This is not SST specific, just general "help". I f...
# help
r
This is not SST specific, just general "help". I feel like I ask this question every few months, but what are folks doing for websocket auth? I know the SST docs show how to wire up an authorizer but I am curious what folks are putting in there. Seeing that someone decided websocket connections from the browser didn't needs headers 🤦‍♂️ Are folks just risking the query string with a token?

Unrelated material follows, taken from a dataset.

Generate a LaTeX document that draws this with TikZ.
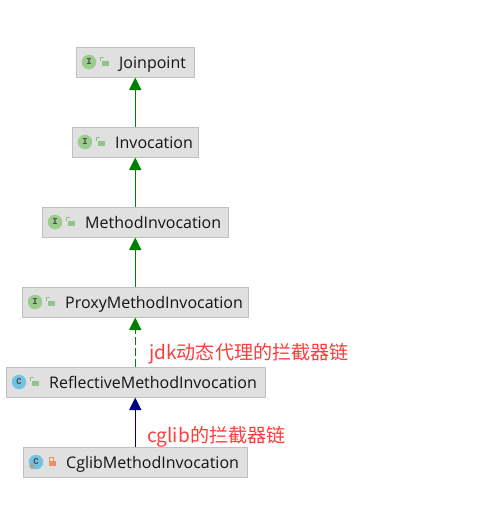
\documentclass[tikz,border=0pt]{standalone}
\usepackage{fontspec}
\setmainfont{Open Sans}
\newfontfamily\cjk{Noto Sans CJK SC}
\newfontfamily\iconfont{Liberation Mono}
\usetikzlibrary{arrows.meta,shapes.geometric}
\definecolor{boxfill}{HTML}{E0E0E0}
\definecolor{boxline}{HTML}{C0C0C0}
\definecolor{ifacecol}{HTML}{9CCB8E}
\definecolor{classcol}{HTML}{72C2E0}
\definecolor{lockgreen}{HTML}{8FC48A}
\definecolor{lockorange}{HTML}{EE8F5F}
\definecolor{notered}{HTML}{FF3B3B}
\tikzset{
  umlbox/.style={draw=boxline,fill=boxfill,line width=1pt,minimum height=30pt,inner sep=0pt},
  umltext/.style={anchor=base west,yshift=-6.3pt,inner sep=0pt,text=black!92,font=\fontsize{16}{19}\selectfont},
  kindicon/.style={circle,minimum size=14.5pt,inner sep=0pt,text=black!70,font=\iconfont\fontsize{9}{10}\selectfont\bfseries},
  iface/.style={kindicon,fill=ifacecol},
  klass/.style={kindicon,fill=classcol},
  lockbody/.style={minimum width=7pt,minimum height=5.5pt,inner sep=0pt},
  note/.style={anchor=west,inner sep=0pt,text=notered,font=\cjk\fontsize{19.1}{22}\selectfont},
  extends/.style={-{Triangle[width=12pt,length=12.5pt]},line width=1pt,draw=green!50!black},
  subclass/.style={-{Triangle[width=12pt,length=12.5pt]},line width=1pt,draw=blue!50!black},
  implements/.style={extends,dash pattern=on 8pt off 3pt},
  shackle/.style={draw=lockgreen,line width=1.1pt}
}
\begin{document}
\begin{tikzpicture}[x=1pt,y=-1pt]
    \useasboundingbox (0,0) rectangle (503,506);
    % boxes, starting from the top
    \node[umlbox,minimum width=118.5pt] (joinpoint) at (135.25,62) {};
    \node[umlbox,minimum width=126.5pt] (invocation) at (135.25,142) {};
    \node[umlbox,minimum width=186.5pt] (method) at (135.25,222) {};
    \node[umlbox,minimum width=226.5pt] (proxy) at (135.25,302) {};
    \node[umlbox,minimum width=259.5pt] (reflective) at (135.75,382) {};
    \node[umlbox,minimum width=224.5pt] (cglib) at (135.25,462) {};
    % names
    \node[umltext] (joinpointname) at (119,62) {Joinpoint};
    \node[umltext] (invocationname) at (115,142) {Invocation};
    \node[umltext] (methodname) at (85,222) {MethodInvocation};
    \node[umltext] (proxyname) at (65,302) {ProxyMethodInvocation};
    \node[umltext] (reflectivename) at (49,382) {ReflectiveMethodInvocation};
    \node[umltext] (cglibname) at (66,462) {CglibMethodInvocation};
    % kind icons
    \node[iface] (joinpointicon) at (89,62) {I};
    \node[iface] (invocationicon) at (85,142) {I};
    \node[iface] (methodicon) at (55,222) {I};
    \node[iface] (proxyicon) at (35,302) {I};
    \node[klass] (reflectiveicon) at (19,382) {C};
    \node[klass] (cglibicon) at (36,462) {C};
    \node[diamond,aspect=1,fill=gray!70,minimum size=6pt,inner sep=0pt] (cglibmark) at (32,466.5) {};
    % locks, open ones have the shackle on the left
    \node[lockbody,fill=lockgreen] (joinpointlock) at (105,63.5) {};
    \draw[shackle] (joinpointlock.north west) ++(-.5,0) -- ++(0,-3) -- ++(3,0);
    \node[lockbody,fill=lockgreen] (invocationlock) at (101,143.5) {};
    \draw[shackle] (invocationlock.north west) ++(-.5,0) -- ++(0,-3) -- ++(3,0);
    \node[lockbody,fill=lockgreen] (methodlock) at (71,223.5) {};
    \draw[shackle] (methodlock.north west) ++(-.5,0) -- ++(0,-3) -- ++(3,0);
    \node[lockbody,fill=lockgreen] (proxylock) at (51,303.5) {};
    \draw[shackle] (proxylock.north west) ++(-.5,0) -- ++(0,-3) -- ++(3,0);
    \node[lockbody,fill=lockgreen] (reflectivelock) at (35,383.5) {};
    \draw[shackle] (reflectivelock.north west) ++(-.5,0) -- ++(0,-3) -- ++(3,0);
    \node[lockbody,fill=lockorange] (cgliblock) at (52,463.5) {};
    \draw[shackle,draw=lockorange] (cgliblock.north west) ++(1.5,0) -- ++(0,-3) -- ++(4,0) -- ++(0,3);
    % inheritance arrows
    \draw[extends] (invocation.north -| joinpoint.south) -- (joinpoint.south);
    \draw[extends] (method.north) -- (invocation.south);
    \draw[extends] (proxy.north) -- (method.south);
    \draw[implements] (reflective.north -| proxy.south) -- (proxy.south);
    \draw[subclass] (cglib.north) -- (reflective.south -| cglib.north);
    % red remarks
    \node[note] (jdknote) at (149,354) {jdk动态代理的拦截器链};
    \node[note] (cglibnote) at (147,436.5) {cglib的拦截器链};
\end{tikzpicture}
\end{document}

Hacking around with basic auth? or just letting anyone pop on the line and applying auth at the topic listen / message send level?
t
If you want to get technical you should actually be validating the token with every message
r
alright lemme back off, as i am not actually sending messages from the clients 🙂 so more about keeping someone from slamming my dynamoDB with connecitonIDs
t
Reason being is you can keep a websocket open and use expired tokens otherwise
r
but yes i agree, every send needs verification. for sure
t
Ah ok
I typically use an initial message to authorize. If that's too complicated then I do query string
r
yeah that's been my go to also.. connection then auth message... just annoying haha
a
Our approach really had anyone able to make a connection and nothing happens (have to have a Lambda, but it is a no-op). Then we have a "subscribe" message which includes what the client wants to subscribe to and the JWT. Token is validated, expiration time is taken from the token, and only then is the connection tracked in DynamoDB along with TTL on the token expiration and what data is subscribed to for that connection. Client must resubscribe whenever refreshing their JWT.
To be really secure, don't forget to filter on the expiration TTL when looking up connections, because DynamoDB can take a few hours to delete the items.